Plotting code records
_____
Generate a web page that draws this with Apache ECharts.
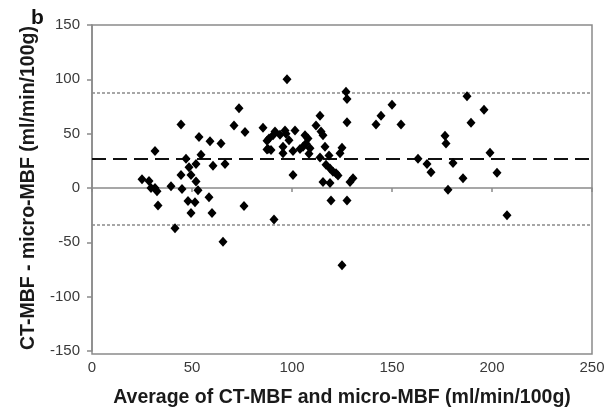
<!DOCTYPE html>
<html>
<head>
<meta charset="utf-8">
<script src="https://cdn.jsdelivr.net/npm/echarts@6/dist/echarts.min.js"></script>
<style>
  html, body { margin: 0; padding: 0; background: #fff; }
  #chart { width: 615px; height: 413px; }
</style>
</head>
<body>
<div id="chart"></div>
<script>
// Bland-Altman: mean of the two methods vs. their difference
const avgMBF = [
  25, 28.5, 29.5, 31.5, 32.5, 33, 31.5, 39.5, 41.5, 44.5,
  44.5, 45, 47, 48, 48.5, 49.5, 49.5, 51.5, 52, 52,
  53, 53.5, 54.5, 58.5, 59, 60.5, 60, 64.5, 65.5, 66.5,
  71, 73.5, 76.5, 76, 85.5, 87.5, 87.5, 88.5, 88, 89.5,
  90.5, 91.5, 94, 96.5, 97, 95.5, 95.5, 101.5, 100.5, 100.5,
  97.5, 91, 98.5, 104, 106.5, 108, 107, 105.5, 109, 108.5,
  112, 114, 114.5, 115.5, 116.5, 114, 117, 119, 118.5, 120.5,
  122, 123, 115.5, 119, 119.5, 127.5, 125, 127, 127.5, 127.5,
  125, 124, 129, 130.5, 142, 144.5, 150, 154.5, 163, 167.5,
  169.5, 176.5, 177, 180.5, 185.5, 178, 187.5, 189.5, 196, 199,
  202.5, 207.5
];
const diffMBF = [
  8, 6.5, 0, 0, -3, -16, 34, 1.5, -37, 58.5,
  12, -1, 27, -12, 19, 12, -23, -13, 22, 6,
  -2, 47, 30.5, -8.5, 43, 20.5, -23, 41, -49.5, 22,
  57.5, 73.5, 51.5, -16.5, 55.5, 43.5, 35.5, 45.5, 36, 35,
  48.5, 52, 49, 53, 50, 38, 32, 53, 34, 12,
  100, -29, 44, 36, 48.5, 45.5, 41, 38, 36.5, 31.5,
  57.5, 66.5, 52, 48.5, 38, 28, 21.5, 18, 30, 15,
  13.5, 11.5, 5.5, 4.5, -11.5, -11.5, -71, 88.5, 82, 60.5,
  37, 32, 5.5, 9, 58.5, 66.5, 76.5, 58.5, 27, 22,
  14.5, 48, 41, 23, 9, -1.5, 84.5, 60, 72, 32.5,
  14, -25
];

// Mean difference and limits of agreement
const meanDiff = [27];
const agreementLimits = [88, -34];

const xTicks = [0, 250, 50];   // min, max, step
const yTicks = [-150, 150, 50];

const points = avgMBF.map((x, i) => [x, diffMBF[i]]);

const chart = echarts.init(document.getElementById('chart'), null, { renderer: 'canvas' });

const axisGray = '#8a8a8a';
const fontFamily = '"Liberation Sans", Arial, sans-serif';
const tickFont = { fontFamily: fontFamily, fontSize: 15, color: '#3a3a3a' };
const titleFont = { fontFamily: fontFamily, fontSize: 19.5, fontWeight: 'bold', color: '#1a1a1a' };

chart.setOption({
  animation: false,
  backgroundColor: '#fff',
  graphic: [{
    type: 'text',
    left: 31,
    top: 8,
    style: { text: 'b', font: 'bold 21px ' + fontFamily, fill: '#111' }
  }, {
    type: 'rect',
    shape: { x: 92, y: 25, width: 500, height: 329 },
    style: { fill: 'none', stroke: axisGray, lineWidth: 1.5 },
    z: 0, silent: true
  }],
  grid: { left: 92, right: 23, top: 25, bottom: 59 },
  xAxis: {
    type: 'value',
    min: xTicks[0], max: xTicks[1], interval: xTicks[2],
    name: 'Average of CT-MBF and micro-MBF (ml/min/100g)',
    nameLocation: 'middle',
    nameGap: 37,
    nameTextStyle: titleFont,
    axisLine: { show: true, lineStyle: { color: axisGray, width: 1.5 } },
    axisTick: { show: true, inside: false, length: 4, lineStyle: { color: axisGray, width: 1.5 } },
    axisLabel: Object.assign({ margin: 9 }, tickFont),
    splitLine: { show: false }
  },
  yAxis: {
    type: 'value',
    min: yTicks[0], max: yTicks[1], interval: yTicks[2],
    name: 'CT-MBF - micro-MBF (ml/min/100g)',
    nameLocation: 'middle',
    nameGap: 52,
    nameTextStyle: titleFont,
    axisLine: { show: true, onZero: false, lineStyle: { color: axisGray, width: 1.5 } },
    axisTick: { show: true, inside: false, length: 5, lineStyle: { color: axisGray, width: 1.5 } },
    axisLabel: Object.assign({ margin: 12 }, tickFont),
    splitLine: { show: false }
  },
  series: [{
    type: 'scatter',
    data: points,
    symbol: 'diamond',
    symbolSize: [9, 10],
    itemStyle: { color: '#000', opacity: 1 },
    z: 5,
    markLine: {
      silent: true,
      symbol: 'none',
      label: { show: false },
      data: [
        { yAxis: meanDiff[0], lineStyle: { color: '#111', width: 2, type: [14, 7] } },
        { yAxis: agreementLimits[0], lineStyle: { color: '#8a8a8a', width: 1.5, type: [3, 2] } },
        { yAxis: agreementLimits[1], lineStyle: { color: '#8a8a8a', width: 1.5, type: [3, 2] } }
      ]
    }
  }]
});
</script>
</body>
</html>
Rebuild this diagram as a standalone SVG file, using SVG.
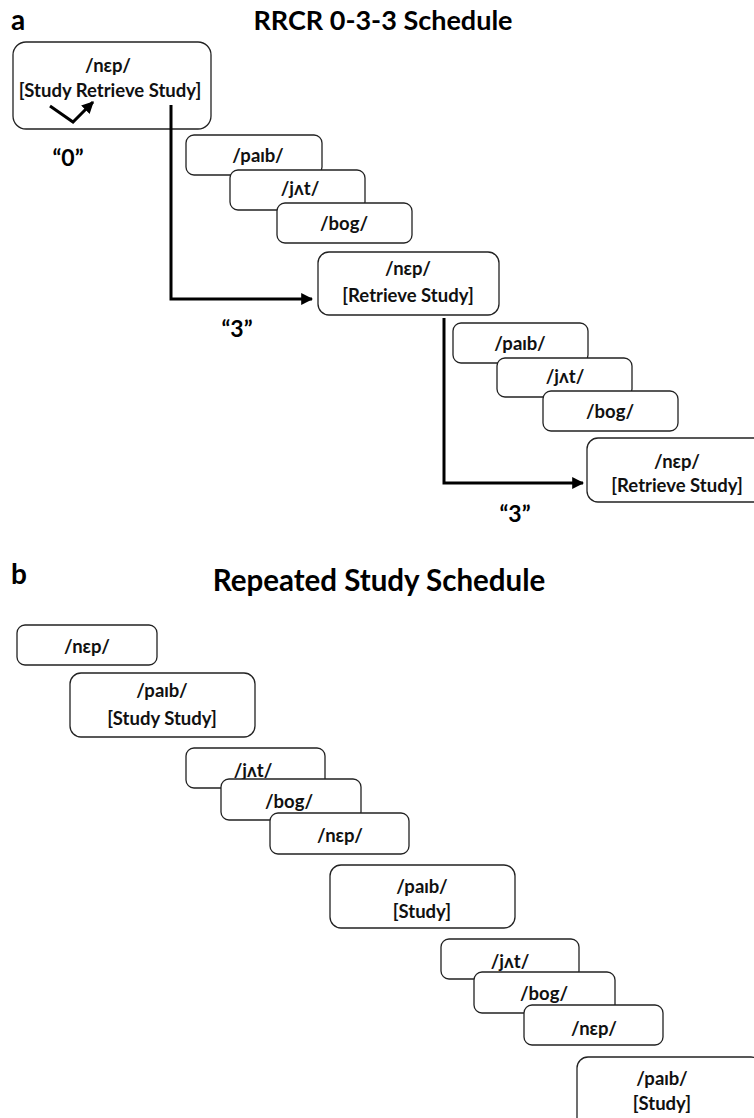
_____
The problem:
Give the entries again word for word, but skip the pictures.

Task output:
Generate a web page that draws this with Apache ECharts.
<!DOCTYPE html>
<html>
<head>
<meta charset="utf-8">
<script src="https://cdn.jsdelivr.net/npm/echarts@6/dist/echarts.min.js"></script>
<style>
  html, body { margin: 0; padding: 0; background: #fff; }
  #chart { width: 615px; height: 413px; }
</style>
</head>
<body>
<div id="chart"></div>
<script>
// Bland-Altman: mean of the two methods vs. their difference
const avgMBF = [
  25, 28.5, 29.5, 31.5, 32.5, 33, 31.5, 39.5, 41.5, 44.5,
  44.5, 45, 47, 48, 48.5, 49.5, 49.5, 51.5, 52, 52,
  53, 53.5, 54.5, 58.5, 59, 60.5, 60, 64.5, 65.5, 66.5,
  71, 73.5, 76.5, 76, 85.5, 87.5, 87.5, 88.5, 88, 89.5,
  90.5, 91.5, 94, 96.5, 97, 95.5, 95.5, 101.5, 100.5, 100.5,
  97.5, 91, 98.5, 104, 106.5, 108, 107, 105.5, 109, 108.5,
  112, 114, 114.5, 115.5, 116.5, 114, 117, 119, 118.5, 120.5,
  122, 123, 115.5, 119, 119.5, 127.5, 125, 127, 127.5, 127.5,
  125, 124, 129, 130.5, 142, 144.5, 150, 154.5, 163, 167.5,
  169.5, 176.5, 177, 180.5, 185.5, 178, 187.5, 189.5, 196, 199,
  202.5, 207.5
];
const diffMBF = [
  8, 6.5, 0, 0, -3, -16, 34, 1.5, -37, 58.5,
  12, -1, 27, -12, 19, 12, -23, -13, 22, 6,
  -2, 47, 30.5, -8.5, 43, 20.5, -23, 41, -49.5, 22,
  57.5, 73.5, 51.5, -16.5, 55.5, 43.5, 35.5, 45.5, 36, 35,
  48.5, 52, 49, 53, 50, 38, 32, 53, 34, 12,
  100, -29, 44, 36, 48.5, 45.5, 41, 38, 36.5, 31.5,
  57.5, 66.5, 52, 48.5, 38, 28, 21.5, 18, 30, 15,
  13.5, 11.5, 5.5, 4.5, -11.5, -11.5, -71, 88.5, 82, 60.5,
  37, 32, 5.5, 9, 58.5, 66.5, 76.5, 58.5, 27, 22,
  14.5, 48, 41, 23, 9, -1.5, 84.5, 60, 72, 32.5,
  14, -25
];

// Mean difference and limits of agreement
const meanDiff = [27];
const agreementLimits = [88, -34];

const xTicks = [0, 250, 50];   // min, max, step
const yTicks = [-150, 150, 50];

const points = avgMBF.map((x, i) => [x, diffMBF[i]]);

const chart = echarts.init(document.getElementById('chart'), null, { renderer: 'canvas' });

const axisGray = '#8a8a8a';
const fontFamily = '"Liberation Sans", Arial, sans-serif';
const tickFont = { fontFamily: fontFamily, fontSize: 15, color: '#3a3a3a' };
const titleFont = { fontFamily: fontFamily, fontSize: 19.5, fontWeight: 'bold', color: '#1a1a1a' };

chart.setOption({
  animation: false,
  backgroundColor: '#fff',
  graphic: [{
    type: 'text',
    left: 31,
    top: 8,
    style: { text: 'b', font: 'bold 21px ' + fontFamily, fill: '#111' }
  }, {
    type: 'rect',
    shape: { x: 92, y: 25, width: 500, height: 329 },
    style: { fill: 'none', stroke: axisGray, lineWidth: 1.5 },
    z: 0, silent: true
  }],
  grid: { left: 92, right: 23, top: 25, bottom: 59 },
  xAxis: {
    type: 'value',
    min: xTicks[0], max: xTicks[1], interval: xTicks[2],
    name: 'Average of CT-MBF and micro-MBF (ml/min/100g)',
    nameLocation: 'middle',
    nameGap: 37,
    nameTextStyle: titleFont,
    axisLine: { show: true, lineStyle: { color: axisGray, width: 1.5 } },
    axisTick: { show: true, inside: false, length: 4, lineStyle: { color: axisGray, width: 1.5 } },
    axisLabel: Object.assign({ margin: 9 }, tickFont),
    splitLine: { show: false }
  },
  yAxis: {
    type: 'value',
    min: yTicks[0], max: yTicks[1], interval: yTicks[2],
    name: 'CT-MBF - micro-MBF (ml/min/100g)',
    nameLocation: 'middle',
    nameGap: 52,
    nameTextStyle: titleFont,
    axisLine: { show: true, onZero: false, lineStyle: { color: axisGray, width: 1.5 } },
    axisTick: { show: true, inside: false, length: 5, lineStyle: { color: axisGray, width: 1.5 } },
    axisLabel: Object.assign({ margin: 12 }, tickFont),
    splitLine: { show: false }
  },
  series: [{
    type: 'scatter',
    data: points,
    symbol: 'diamond',
    symbolSize: [9, 10],
    itemStyle: { color: '#000', opacity: 1 },
    z: 5,
    markLine: {
      silent: true,
      symbol: 'none',
      label: { show: false },
      data: [
        { yAxis: meanDiff[0], lineStyle: { color: '#111', width: 2, type: [14, 7] } },
        { yAxis: agreementLimits[0], lineStyle: { color: '#8a8a8a', width: 1.5, type: [3, 2] } },
        { yAxis: agreementLimits[1], lineStyle: { color: '#8a8a8a', width: 1.5, type: [3, 2] } }
      ]
    }
  }]
});
</script>
</body>
</html>
Rebuild this diagram as a standalone SVG file, using SVG.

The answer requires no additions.